Page:Voltaire - Œuvres complètes Garnier tome41.djvu/377

Le texte de cette page a été corrigé et est conforme au fac-similé.

4608. — À M.  CAPPERONNIER[1].
Au château de Ferney, en Bourgogne, par Genève, 13 juillet 1761.

Monsieur, je compte dans quelques mois avoir l’honneur de vous envoyer, pour la Bibliothèque du roi, un manuscrit unique et curieux. C’est l’Èzour-Veidam, commentaire du Veidam, lequel est, chez les Indiens, ce qu’est le Sadder chez les Guèbres[2].

Cet Ézour-Veidam est traduit de la langue du hanscrit par un brame de beaucoup d’esprit[3], qui est correspondant de notre compagnie des Indes, et qui a très-bien appris le français. Il l’a donné à M. de Maudave, commandant pour le roi dans un petit fort de la côte de Coromandel. Ce livre est fait vraisemblablement avant l’expédition d’Alexandre.

Ce que je vous dis là, monsieur, n’est pas un artifice pour obtenir de vous quelques livres dont j’ai besoin. Je vous les demanderais hardiment quand il n’y aurait point d’Ézour-Veidam au monde, tant je compte sur vos bontés.

Je fais imprimer les tragédies de Pierre Corneille avec un commentaire perpétuel, historique et critique, qui sera peut-être utile aux étrangers qui apprennent notre langue par règle, et à quelques Français qui la parlent par routine. L’édition sera ornée des plus belles gravures, et faite avec beaucoup de soin. Nous la faisons à l’anglaise, c’est-à-dire par souscription, pour le bénéfice des seules personnes qui restent du grand nom de Corneille. Le roi a la bonté de souscrire pour deux cents exemplaires ; M. le duc de Choiseul pour vingt. Je me flatte que M. le baron de Thiers voudra bien que son nom soit dans la liste.
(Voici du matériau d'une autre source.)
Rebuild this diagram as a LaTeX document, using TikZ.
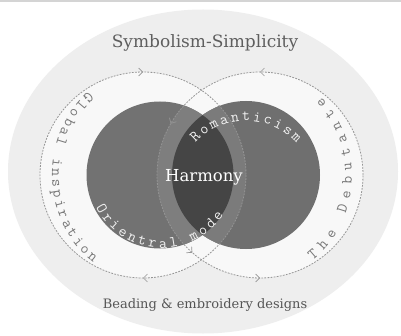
\documentclass[tikz,border=0pt]{standalone}
\usepackage{fontspec}
\newfontfamily\serifdv{DejaVu Serif}
\usetikzlibrary{decorations.text,decorations.markings,arrows.meta}
\definecolor{topline}{HTML}{D4D4D4}
\definecolor{bgell}{HTML}{EEEEEE}
\definecolor{ringfill}{HTML}{F8F8F8}
\definecolor{lcol}{HTML}{727272}
\definecolor{rcol}{HTML}{6F6F6F}
\definecolor{lband}{HTML}{7E7E7E}
\definecolor{rband}{HTML}{7B7B7B}
\definecolor{midcol}{HTML}{454545}
\definecolor{dashcol}{HTML}{959595}
\definecolor{titlecol}{HTML}{5E5E5E}
\definecolor{bottomcol}{HTML}{555555}
\definecolor{ringtxt}{HTML}{777777}
\definecolor{intxt}{HTML}{F2F2F2}
\newcommand\ringfont{\ttfamily\fontsize{15.5}{15.5}\selectfont}
\tikzset{
  dashring/.style={draw=dashcol, line width=0.8pt, dash pattern=on 1.8pt off 1.3pt},
  barb/.tip={Straight Barb[length=4pt,width=8pt,line width=0.7pt]},
  maintext/.style={inner sep=0pt},
}
\begin{document}
\begin{tikzpicture}[x=1pt,y=1pt]
\useasboundingbox (0,0) rectangle (401,335);
\fill[white] (0,0) rectangle (401,335);
\fill[topline] (0,333) rectangle (401,335);
\coordinate (E) at (203,163.5);
\coordinate (LF) at (160,160);
\coordinate (RF) at (246,160);
\coordinate (LD) at (143,160);
\coordinate (RD) at (260,160);
\coordinate (RT) at (246,145);
\coordinate (OT) at (162,161);
% background ellipse
\fill[bgell] (E) ellipse [x radius=195pt, y radius=162pt];
% lighter fill inside dashed circles
\fill[ringfill] (LD) circle[radius=103pt] (RD) circle[radius=103pt];
% filled circles
\fill[lcol] (LF) circle[radius=73.5pt];
\fill[rcol] (RF) circle[radius=74pt];
\begin{scope}
  \clip (LF) circle[radius=73.5pt];
  \fill[lband] (RD) circle[radius=103pt];
\end{scope}
\begin{scope}
  \clip (RF) circle[radius=74pt];
  \fill[rband] (LD) circle[radius=103pt];
\end{scope}
\begin{scope}
  \clip (LF) circle[radius=73.5pt];
  \fill[midcol] (RF) circle[radius=74pt];
\end{scope}
% dashed circles with arrows
\draw[dashring, postaction={decorate, decoration={markings,
    mark=at position 0.25 with {\arrow[dashcol,solid]{barb}},
    mark=at position 0.75 with {\arrow[dashcol,solid]{barb}}}}]
  (LD) ++(0:103pt) arc[start angle=0, end angle=-360, radius=103pt];
\draw[dashring, postaction={decorate, decoration={markings,
    mark=at position 0.25 with {\arrow[dashcol,solid]{barb}},
    mark=at position 0.417 with {\arrow[dashcol,solid]{barb}},
    mark=at position 0.636 with {\arrow[dashcol,solid]{barb}},
    mark=at position 0.75 with {\arrow[dashcol,solid]{barb}}}}]
  (RD) ++(0:103pt) arc[start angle=0, end angle=360, radius=103pt];
% curved texts
\path[decorate, decoration={text along path, text color=ringtxt,
    text={|\ringfont|Global inspiration}, text align={fit to path}}]
  (LD) ++(127:91 and 104) arc[start angle=127, end angle=237, x radius=91pt, y radius=104pt];
\path[decorate, decoration={text along path, text color=ringtxt,
    text={|\ringfont|The Debutante}, text align={fit to path}}]
  (RD) ++(-55:92 and 104) arc[start angle=-55, end angle=48, x radius=92pt, y radius=104pt];
\path[decorate, decoration={text along path, text color=intxt,
    text={|\ringfont|Romanticism}, text align={fit to path}}]
  (RT) ++(137:69) arc[start angle=137, end angle=43, radius=69pt];
\path[decorate, decoration={text along path, text color=intxt,
    text={|\ringfont|Orientral mode}, text align={fit to path}}]
  (OT) ++(207:74) arc[start angle=207, end angle=326, radius=74pt];
% straight texts
\node[maintext, text=titlecol, font=\serifdv\fontsize{17}{17}\selectfont] (title) at (205,292) {Symbolism-Simplicity};
\node[maintext, text=white, font=\serifdv\fontsize{16.5}{16.5}\selectfont] (harmony) at (204,158) {Harmony};
\node[maintext, text=bottomcol, font=\serifdv\fontsize{13}{13}\selectfont] (bottom) at (205,30) {Beading \& embroidery designs};
\end{tikzpicture}
\end{document}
Mais vous me rendriez, monsieur, un plus grand service si vous vouliez bien me prêter une édition de Corneille qui doit être à la Bibliothèque du roi, dans laquelle on trouve toutes les imitations de Guillain de Castro, de Lucain, de Sénèque et de Tite-Live. Corneille donna lui-même cette édition[4]. Je n’ai que le tome du Cid ; il y manque la première page, qui contenait le

  1. J’imprime cette lettre sur l’original inédit que je possède, mais sans l’enveloppe sur laquelle était l’adresse. Jean Capperonnier, né en 1716, mort en 1775, avait été nommé bibliothécaire de la Bibliothèque du roi, rue de Richelieu, à la place de l’abbé Sallier, mort le 9 janvier 1761. (B.)
  2. Voyez sur ce manuscrit la note de M. Reinaud, tome XXVI, page 392. Le manuscrit était envoyé le 16 septembre ; voyez la lettre à Mme  du Deffant, n° 4677.
  3. Voltaire le nomme Chumontou et Shumontou ; voyez tome XI, page 192 ; et XXVI, 392.
  4. Cette édition est celle de 1644.